>> Begin
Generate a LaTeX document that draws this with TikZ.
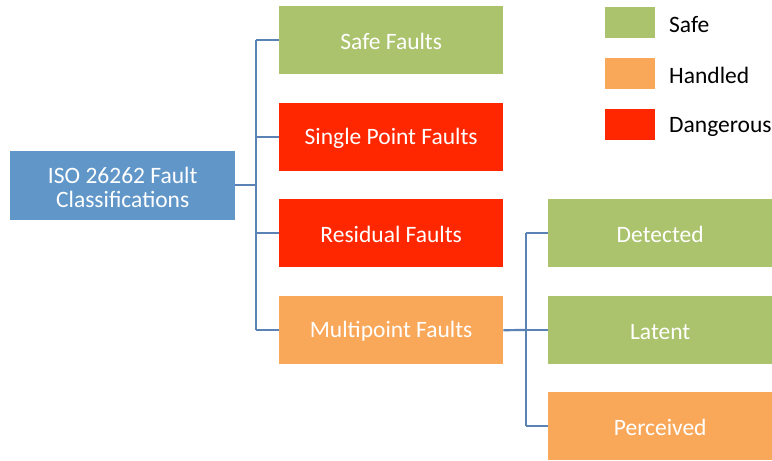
\documentclass[tikz,border=0pt]{standalone}
\usepackage{fontspec}
\setmainfont{Carlito}
\definecolor{cgreen}{HTML}{ABC36C}
\definecolor{corange}{HTML}{F9A85A}
\definecolor{cred}{HTML}{FF2700}
\definecolor{cblue}{HTML}{6196C8}
\definecolor{cline}{HTML}{5A82B4}
\begin{document}
\begin{tikzpicture}[x=1pt,y=-1pt,
  box/.style={minimum width=224pt,minimum height=68pt,inner sep=0pt,anchor=north west},
  txt/.style={text=white,font=\fontsize{23.5}{24}\selectfont,align=center,inner sep=0pt},
  leg/.style={minimum width=50pt,minimum height=31pt,inner sep=0pt,anchor=north west},
  legtext/.style={font=\fontsize{23.5}{24}\selectfont,anchor=west,inner sep=0pt},
  conn/.style={draw=cline,line width=2.2pt}]
\useasboundingbox (0,0) rectangle (772,461);
\node[box,fill=cblue,minimum width=225pt,minimum height=69pt] (root) at (10,151) {};
\node[box,fill=cgreen] (safe) at (279,6) {};
\node[box,fill=cred] (spf) at (279,103) {};
\node[box,fill=cred] (res) at (279,199) {};
\node[box,fill=corange] (mpf) at (279,296) {};
\node[box,fill=cgreen] (det) at (548,199) {};
\node[box,fill=cgreen] (lat) at (548,296) {};
\node[box,fill=corange] (per) at (548,392) {};
\node[txt] (troot) at ([yshift=-1.5pt]root.center) {ISO 26262 Fault\\Classifications};
\node[txt] (tsafe) at ([yshift=-1.5pt]safe.center) {Safe Faults};
\node[txt] (tspf) at ([yshift=-1.5pt]spf.center) {Single Point Faults};
\node[txt] (tres) at ([yshift=-1.5pt]res.center) {Residual Faults};
\node[txt] (tmpf) at ([yshift=-1.5pt]mpf.center) {Multipoint Faults};
\node[txt] (tdet) at ([yshift=-1.5pt]det.center) {Detected};
\node[txt] (tlat) at ([yshift=-1.5pt]lat.center) {Latent};
\node[txt] (tper) at ([yshift=-1.5pt]per.center) {Perceived};
\node[leg,fill=cgreen] (lg1) at (605,7) {};
\node[leg,fill=corange] (lg2) at (605,58) {};
\node[leg,fill=cred] (lg3) at (605,109) {};
\node[legtext] (lt1) at (669,24.5) {Safe};
\node[legtext] (lt2) at (669,75.5) {Handled};
\node[legtext] (lt3) at (669,126.5) {Dangerous};
\coordinate (b1) at (256,185);
\coordinate (b2) at (526,330);
\draw[conn] (root.east |- b1) -- (b1);
\draw[conn] (b1 |- safe.west) -- (b1 |- mpf.west);
\foreach \n in {safe,spf,res,mpf} \draw[conn] (b1 |- \n.west) -- (\n.west);
\draw[conn] (mpf.east) -- (b2);
\draw[conn] (b2 |- det.west) -- (b2 |- per.west);
\foreach \n in {det,lat,per} \draw[conn] (b2 |- \n.west) -- (\n.west);
\end{tikzpicture}
\end{document}
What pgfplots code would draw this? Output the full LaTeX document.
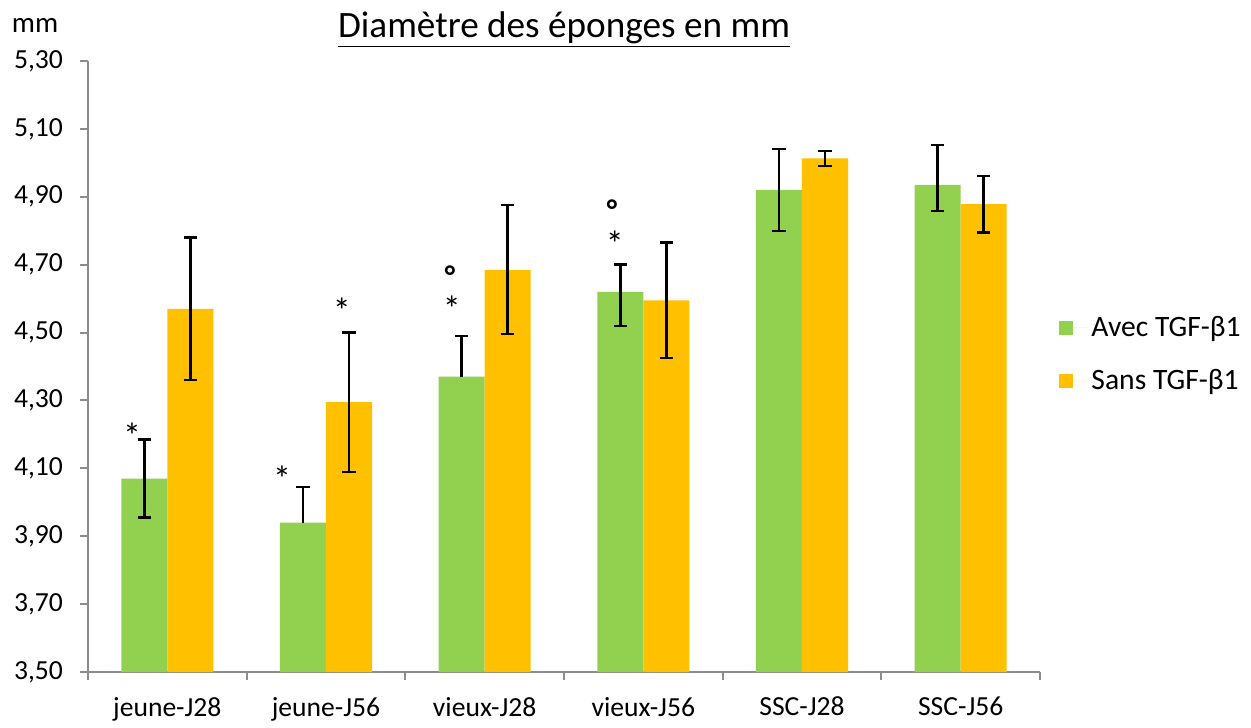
>> End
◆ TASK GOAL
Without the pictures, repeat the listing above exactly.

◆ WRITTEN REPLY
Generate a LaTeX document that draws this with TikZ.
\documentclass[tikz,border=0pt]{standalone}
\usepackage{fontspec}
\setmainfont{Carlito}
\definecolor{cgreen}{HTML}{ABC36C}
\definecolor{corange}{HTML}{F9A85A}
\definecolor{cred}{HTML}{FF2700}
\definecolor{cblue}{HTML}{6196C8}
\definecolor{cline}{HTML}{5A82B4}
\begin{document}
\begin{tikzpicture}[x=1pt,y=-1pt,
  box/.style={minimum width=224pt,minimum height=68pt,inner sep=0pt,anchor=north west},
  txt/.style={text=white,font=\fontsize{23.5}{24}\selectfont,align=center,inner sep=0pt},
  leg/.style={minimum width=50pt,minimum height=31pt,inner sep=0pt,anchor=north west},
  legtext/.style={font=\fontsize{23.5}{24}\selectfont,anchor=west,inner sep=0pt},
  conn/.style={draw=cline,line width=2.2pt}]
\useasboundingbox (0,0) rectangle (772,461);
\node[box,fill=cblue,minimum width=225pt,minimum height=69pt] (root) at (10,151) {};
\node[box,fill=cgreen] (safe) at (279,6) {};
\node[box,fill=cred] (spf) at (279,103) {};
\node[box,fill=cred] (res) at (279,199) {};
\node[box,fill=corange] (mpf) at (279,296) {};
\node[box,fill=cgreen] (det) at (548,199) {};
\node[box,fill=cgreen] (lat) at (548,296) {};
\node[box,fill=corange] (per) at (548,392) {};
\node[txt] (troot) at ([yshift=-1.5pt]root.center) {ISO 26262 Fault\\Classifications};
\node[txt] (tsafe) at ([yshift=-1.5pt]safe.center) {Safe Faults};
\node[txt] (tspf) at ([yshift=-1.5pt]spf.center) {Single Point Faults};
\node[txt] (tres) at ([yshift=-1.5pt]res.center) {Residual Faults};
\node[txt] (tmpf) at ([yshift=-1.5pt]mpf.center) {Multipoint Faults};
\node[txt] (tdet) at ([yshift=-1.5pt]det.center) {Detected};
\node[txt] (tlat) at ([yshift=-1.5pt]lat.center) {Latent};
\node[txt] (tper) at ([yshift=-1.5pt]per.center) {Perceived};
\node[leg,fill=cgreen] (lg1) at (605,7) {};
\node[leg,fill=corange] (lg2) at (605,58) {};
\node[leg,fill=cred] (lg3) at (605,109) {};
\node[legtext] (lt1) at (669,24.5) {Safe};
\node[legtext] (lt2) at (669,75.5) {Handled};
\node[legtext] (lt3) at (669,126.5) {Dangerous};
\coordinate (b1) at (256,185);
\coordinate (b2) at (526,330);
\draw[conn] (root.east |- b1) -- (b1);
\draw[conn] (b1 |- safe.west) -- (b1 |- mpf.west);
\foreach \n in {safe,spf,res,mpf} \draw[conn] (b1 |- \n.west) -- (\n.west);
\draw[conn] (mpf.east) -- (b2);
\draw[conn] (b2 |- det.west) -- (b2 |- per.west);
\foreach \n in {det,lat,per} \draw[conn] (b2 |- \n.west) -- (\n.west);
\end{tikzpicture}
\end{document}
What pgfplots code would draw this? Output the full LaTeX document.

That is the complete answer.